Reproduce the material below line by line, beginning with its first line and ending with the line that contains "plt.rcParams['axes.linewidth'] = 0.8"; leave out pictures.

•••

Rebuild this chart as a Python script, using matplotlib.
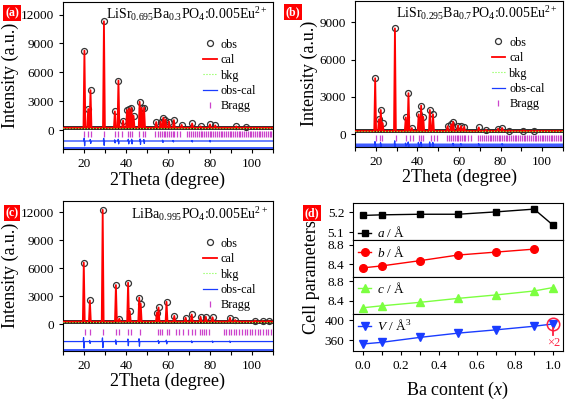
import numpy as np
import matplotlib
matplotlib.use("Agg")
import matplotlib.pyplot as plt
from matplotlib.ticker import MultipleLocator

plt.rcParams['font.family'] = ['Liberation Serif', 'DejaVu Serif']
plt.rcParams['mathtext.fontset'] = 'custom'
plt.rcParams['mathtext.rm'] = 'Liberation Serif'
plt.rcParams['mathtext.it'] = 'Liberation Serif:italic'
plt.rcParams['axes.linewidth'] = 0.8

pos_a = [20.2, 22.0, 23.1, 29.5, 34.7, 36.4, 38.6, 40.5, 41.5, 42.6, 43.6, 46.5, 47.5, 48.6,
         54.4, 56.5, 57.8, 58.8, 60.5, 62.8, 66.5, 71.5, 75.5, 80.0, 82.5, 92.5, 97.0]
int_a = [8250, 2200, 4150, 11300, 1950, 5150, 1000, 2100, 2250, 2300, 1500, 2950, 2300, 2350,
         850, 900, 1300, 1100, 900, 1050, 550, 700, 400, 600, 500, 400, 300]
pos_b = [19.7, 21.5, 22.4, 23.3, 29.2, 34.4, 35.7, 37.3, 40.6, 41.8, 42.8, 46.0, 47.5,
         54.5, 56.3, 57.2, 59.5, 61.0, 62.5, 69.5, 73.0, 78.8, 80.8, 84.0, 91.0, 96.0]
int_b = [4500, 1200, 1950, 900, 8500, 1350, 3300, 500, 1600, 2300, 1400, 1950, 1600,
         650, 800, 1000, 700, 650, 600, 550, 350, 450, 500, 300, 300, 250]
pos_c = [19.9, 22.8, 28.9, 35.2, 36.8, 41.0, 41.8, 46.3, 47.0, 54.7, 55.5, 59.3, 63.0, 68.4,
         71.3, 75.5, 78.0, 81.2, 89.5, 92.0, 101.5, 105.0, 108.0]
int_c = [6600, 2550, 12250, 4200, 600, 4450, 1400, 2850, 2200, 1250, 1800, 2400, 900, 700,
         1050, 800, 800, 750, 700, 450, 400, 350, 350]
bkg = [250, 260, 280]

bragg_ab = [20.2, 22.0, 23.1, 29.5, 34.7, 36.4, 37.9, 40.9, 41.7, 42.9, 46.3, 48.0, 49.2,
            54.0, 55.2, 56.1, 57.0, 57.9, 58.8, 59.6, 60.5, 61.3, 62.2, 63.0, 64.4, 65.6,
            69.1, 70.2, 71.0, 72.0, 72.9, 73.8, 74.7, 75.5, 76.4, 77.2, 78.1, 79.0, 79.9,
            80.7, 81.6, 82.4, 83.3, 84.2, 85.0, 85.9, 86.8, 87.6, 88.5, 89.3, 90.2, 91.1,
            91.9, 92.8, 93.7, 94.5, 95.4, 96.3, 97.1, 98.0, 98.9, 99.7, 100.6, 101.5,
            102.3, 103.2, 104.0, 104.9, 105.8, 106.6, 107.5, 108.4, 109.2]
bragg_c = [20.3, 22.8, 28.9, 35.2, 36.8, 41.0, 42.2, 46.5, 55.0, 56.1, 57.2, 59.6, 60.5,
           64.0, 65.2, 67.3, 69.4, 71.3, 73.0, 75.1, 76.2, 77.0, 78.1, 79.4, 86.6, 87.8,
           89.0, 90.1, 91.2, 92.3, 94.0, 95.3, 96.5, 97.8, 99.0, 100.2, 101.5, 102.7,
           104.0, 105.2, 106.5, 107.7, 109.0]

diff_a_pos = [20.2, 23.1, 29.5, 34.7, 36.4, 41.2, 42.8, 46.8, 48.6, 57.5, 62.5, 71.5, 80.0]
diff_a_amp = [500, 250, 450, 200, 300, 300, 300, 350, 250, 150, 100, 100, 100]
diff_b_pos = [19.7, 22.4, 29.2, 34.4, 35.7, 40.6, 41.8, 46.0, 47.5, 57.2, 61.0, 69.5, 80.8]
diff_b_amp = [350, 200, 450, 150, 300, 250, 300, 300, 250, 120, 80, 100, 80]
diff_c_pos = [19.9, 22.8, 28.9, 35.2, 41.0, 46.3, 55.5, 59.3, 71.3, 81.2, 89.5]
diff_c_amp = [700, 200, 650, 300, 450, 500, 200, 250, 120, 100, 100]

# ---- cell parameters ----
ba = [0.0, 0.1, 0.3, 0.5, 0.7, 0.9, 1.0]
cell_a = [5.185, 5.188, 5.191, 5.191, 5.203, 5.217, 5.135]
cell_b = [8.327, 8.367, 8.473, 8.587, 8.647, 8.707]
cell_c = [8.26, 8.30, 8.37, 8.45, 8.52, 8.60, 8.67]
cell_V = [352.0, 355.4, 365.4, 374.0, 380.7, 388.0, 392.6]

RED = '#ff0000'
BLUE = '#1a3cff'
GREEN = '#7cff40'
MAG = '#cc44cc'


def box(l, t, r, b):
    return [l / 565, 1 - b / 400, (r - l) / 565, (b - t) / 400]


def profile(pos, h, base, w=0.45):
    xs, ys = [10], [base]
    for p, v in zip(pos, h):
        xs += [p - w, p, p + w]
        ys += [base, v, base]
    xs.append(110)
    ys.append(base)
    return xs, ys


def diff_curve(pos, amp, off):
    xs, ys = [10], [off]
    for p, a in zip(pos, amp):
        xs += [p - 0.3, p - 0.1, p + 0.1, p + 0.3]
        ys += [off, off + a * 0.6, off - a, off]
    xs.append(110)
    ys.append(off)
    return xs, ys


fig = plt.figure(figsize=(5.65, 4), dpi=100)


def xrd(rect, pos, ints, base, bragg, dpos, damp, b_off, d_off, ylim, yticks, title,
        label, label_xy, leg_xy):
    ax = fig.add_axes(rect)
    ax.plot([10, 110], [base, base], color='k', lw=2.6, zorder=2)
    ax.plot(pos, ints, 'o', mfc='none', mec='#333333', ms=4.3, mew=0.9, zorder=3,
            label='obs')
    cx, cy = profile(pos, ints, base)
    ax.plot(cx, cy, color=RED, lw=1.3, zorder=4, label='cal')
    ax.plot([10, 110], [base, base], ':', color=GREEN, lw=0.8, zorder=5, label='bkg')
    dx, dy = diff_curve(dpos, damp, d_off)
    ax.plot(dx, dy, color=BLUE, lw=0.9, label='obs-cal')
    ax.plot(bragg, [b_off] * len(bragg), '|', color=MAG, ms=4, mew=0.9, label='Bragg')
    ax.axhline(ylim[0] + (ylim[1] - ylim[0]) * 0.008, color=BLUE, lw=1.2)
    ax.set_xlim(10, 110)
    ax.set_ylim(*ylim)
    ax.set_yticks(yticks)
    ax.xaxis.set_major_locator(MultipleLocator(20))
    ax.xaxis.set_minor_locator(MultipleLocator(10))
    ax.tick_params(which='both', length=3, width=0.8, labelsize=9.5)
    ax.set_xlabel('2Theta (degree)', fontsize=13, labelpad=1)
    ax.set_ylabel('Intensity (a.u.)', fontsize=13, labelpad=1)
    ax.text(0.975, 0.915, title, transform=ax.transAxes, ha='right', va='center',
            fontsize=10)
    ax.legend(loc='upper left', bbox_to_anchor=leg_xy, frameon=False, fontsize=8.8,
              handlelength=1.1, handletextpad=0.35, labelspacing=0.28, borderpad=0,
              borderaxespad=0, numpoints=1)
    fig.text(label_xy[0] / 565, 1 - label_xy[1] / 400, label, color='white',
             fontsize=8.5, fontweight='bold', ha='center', va='center',
             bbox=dict(boxstyle='square,pad=0.15', fc=RED, ec='none'))
    return ax


xrd(box(63, 2, 273, 149), pos_a, int_a, bkg[0], bragg_ab, diff_a_pos, diff_a_amp,
    -440, -1120, (-1950, 13300), [0, 3000, 6000, 9000, 12000],
    r'LiSr$_{0.695}$Ba$_{0.3}$PO$_4$:0.005Eu$^{2+}$', '(a)', (12, 13), (0.667, 0.75))
xrd(box(355, 1, 563, 146.7), pos_b, int_b, bkg[1], bragg_ab, diff_b_pos, diff_b_amp,
    -290, -800, (-1000, 10700), [0, 3000, 6000, 9000],
    r'LiSr$_{0.295}$Ba$_{0.7}$PO$_4$:0.005Eu$^{2+}$', '(b)', (293, 12), (0.657, 0.755))
xrd(box(63, 201, 273, 350.7), pos_c, int_c, bkg[2], bragg_c, diff_c_pos, diff_c_amp,
    -790, -1850, (-2830, 13200), [0, 3000, 6000, 9000, 12000],
    r'LiBa$_{0.995}$PO$_4$:0.005Eu$^{2+}$', '(c)', (12, 213), (0.667, 0.755))

# ---- panel (d) ----
tops = [203, 239.9, 276.8, 313.7]
h = 36.9
series = [
    (ba, cell_a, 'k', 's', 4.5, r'$a$ / Å', (5.061, 5.248), [5.1, 5.2], 0.19),
    (ba[:6], cell_b, RED, 'o', 5.5, r'$b$ / Å', (8.146, 8.894), [8.4, 8.8], 0.67),
    (ba, cell_c, GREEN, '^', 5.5, r'$c$ / Å', (8.14, 8.887), [8.4, 8.8], 0.68),
    (ba, cell_V, BLUE, 'v', 5.5, r'$V$ / Å$^3$', (338.6, 413.4), [360, 400], 0.67),
]
axes_d = []
for i, (xs, ys, col, mk, ms, lab, yl, yt, ly) in enumerate(series):
    ax = fig.add_axes(box(353.3, tops[i], 562.7, tops[i] + h))
    ax.plot(xs, ys, color=col, marker=mk, ms=ms, lw=1.0, label=lab)
    ax.set_xlim(-0.05, 1.05)
    ax.set_ylim(*yl)
    ax.set_yticks(yt)
    ax.xaxis.set_major_locator(MultipleLocator(0.2))
    ax.xaxis.set_minor_locator(MultipleLocator(0.1))
    ax.tick_params(which='both', length=3, width=0.8, labelsize=9.5)
    if i < 3:
        ax.tick_params(axis='x', which='both', bottom=False, labelbottom=False)
    ax.legend(loc='center left', bbox_to_anchor=(0.022, ly), frameon=False, fontsize=9.5,
              handlelength=1.0, handletextpad=0.45, borderpad=0, borderaxespad=0,
              numpoints=1)
    axes_d.append(ax)

axV = axes_d[3]
axV.plot([1.0], [cell_V[-1]], 'o', mfc='none', mec='#ff2040', ms=9, mew=1.1)
axV.plot([1.0, 1.0], [385, 371], color='#ff2040', lw=1.3)
axV.text(1.0, 353, '×2', color='#ff2040', fontsize=9, ha='center', va='center')
axV.set_xlabel(r'Ba content ($x$)', fontsize=13, labelpad=6)
fig.text(311 / 565, 1 - 277 / 400, 'Cell parameters', rotation=90, fontsize=13,
         ha='center', va='center')
fig.text(312 / 565, 1 - 213 / 400, '(d)', color='white', fontsize=8.5, fontweight='bold',
         ha='center', va='center',
         bbox=dict(boxstyle='square,pad=0.15', fc=RED, ec='none'))

fig.savefig('out.png', dpi=100)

•••

Written response:
Rebuild this chart as a Python script, using matplotlib.
import numpy as np
import matplotlib
matplotlib.use("Agg")
import matplotlib.pyplot as plt
from matplotlib.ticker import MultipleLocator

plt.rcParams['font.family'] = ['Liberation Serif', 'DejaVu Serif']
plt.rcParams['mathtext.fontset'] = 'custom'
plt.rcParams['mathtext.rm'] = 'Liberation Serif'
plt.rcParams['mathtext.it'] = 'Liberation Serif:italic'
plt.rcParams['axes.linewidth'] = 0.8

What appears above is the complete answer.